Papa dan kakak-kakak menyambutku juga menerima kunjungan para tamu.
Tidak ada
bidan. Tidak ada mantri. Juga tidak ada suster apalagi dokter. Orang-orang
hebat berkompeten ini tidak terlibat dalam proses kelahiranku. Di saat itu
belum ada tenaga medis di kampung-kampung. Tidak seperti sekarang, mereka ada
di mana-mana.
Yang ada
di rumahku waktu itu hanya Papa dan jelas Mama. Keempat kakakku. Mama kecilku,
Welminci Muni-Loemnanu. Juga Opa Paulus Loemnanu dan Oma Rosalin Loemnanu-Ton.

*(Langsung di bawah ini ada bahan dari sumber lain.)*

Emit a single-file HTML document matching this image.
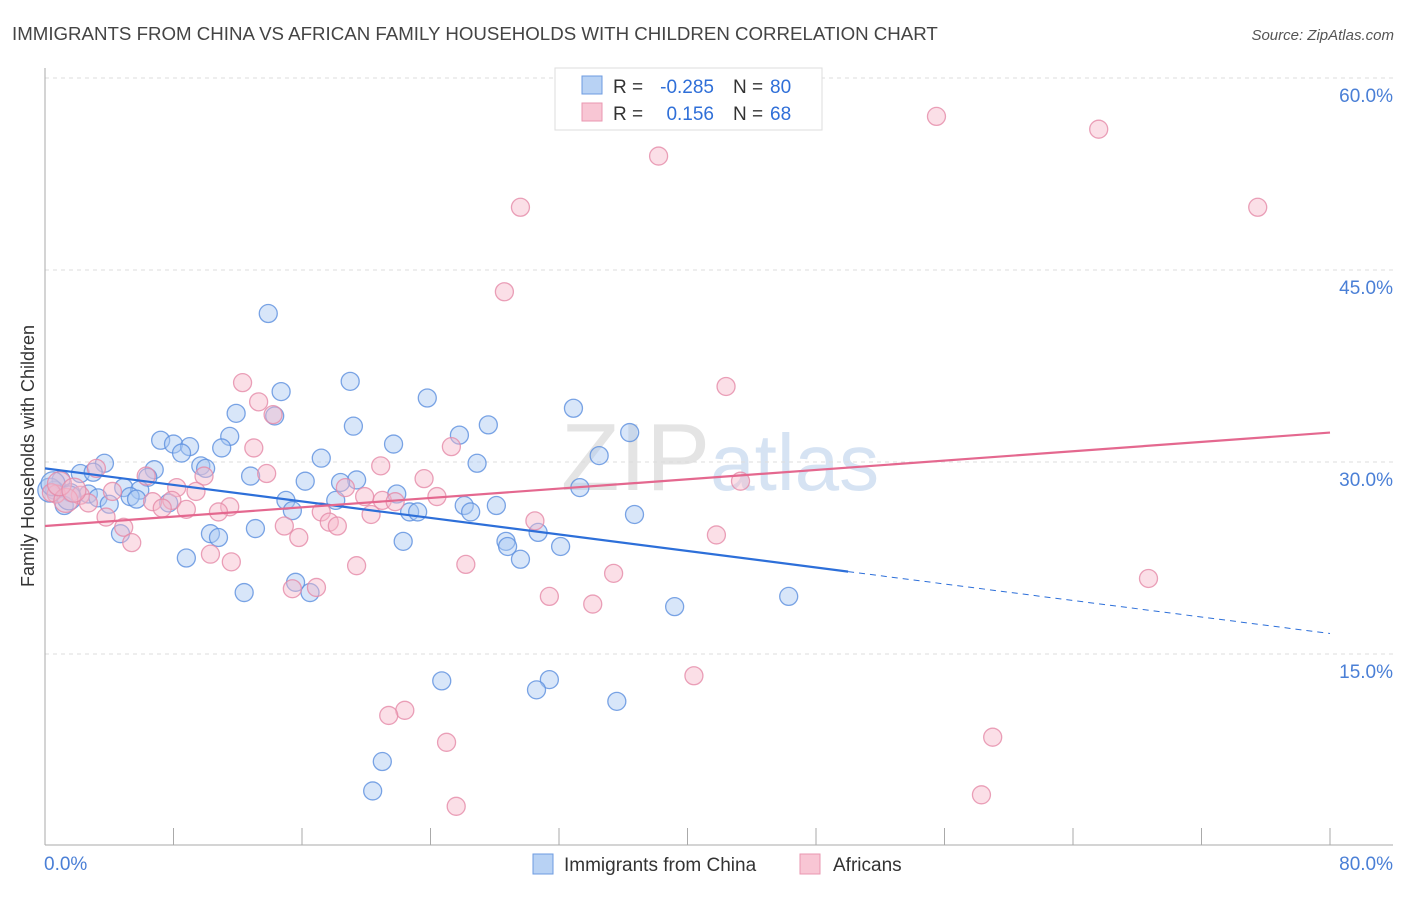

Mama Mincilah yang bertindak sebagai ‘ginekolognya.’
Mama Minci
adalah nama panggilan Mama kecilku. Ia adalah istri dari Felipus Muni yang
biasa kami panggil Papa Ipu. Papa Ipu berprofesi sebagai kepala sekolah di SD GMIT
Tuatuka sampai tutup usia.
Mama atau Papa kecil
adalah sebutuan orang-orang di kampungku untuk adik Mama atau Papa. Sebaliknya,
Papa atau Mama besar untuk kakak dari Papa atau Mama. Sebagaimana orang-orang
di Jawa menyebut Bule/Pakle untuk Mama/Papa kecil. Bude/Pakde untuk Mama/Papa
besar.
Akhirnya atas anugerah
Tuhan yang Mahamurah aku lahir. Aku berhasil meninggalkan rahim Mama yang
melindungiku selama Sembilan bulan kurang lebih. Aku berhasil menghirup udara
bebas di antara sengal napas mati hidup Mama.
Aku kini telah menjadi
salah satu anggota baru di lingkungan keluargaku. Menjadi anggota baru di dusun
Noekele yang asri. Menjadi salah satu anggota masyarakat dunia. Terima kasih
Papa dan Mama. Terima kasih Tuhan.
Tidak ada instrument
untuk mengukur berat dan panjang badanku. Tidak seperti mereka yang lahir di
rumah sakit atawa yang ditolong oleh seorang dokter spesialis. Oleh karenanya
tidak ada data yang akurat tentang kondisiku setelah lahir.
Tali
pusarku pun cuma dipotong dengan sembilu. Hanya bambu pipih yang ternyata
setelah besar baru aku tahu bahwa sembilu itu tajam. Tak heran waktu bodongku (tali pusar) diputus sembilu
aku merasa ngilu. Karenanya aku berteriak menangis sejadi-jadinya sehabis-habisnya.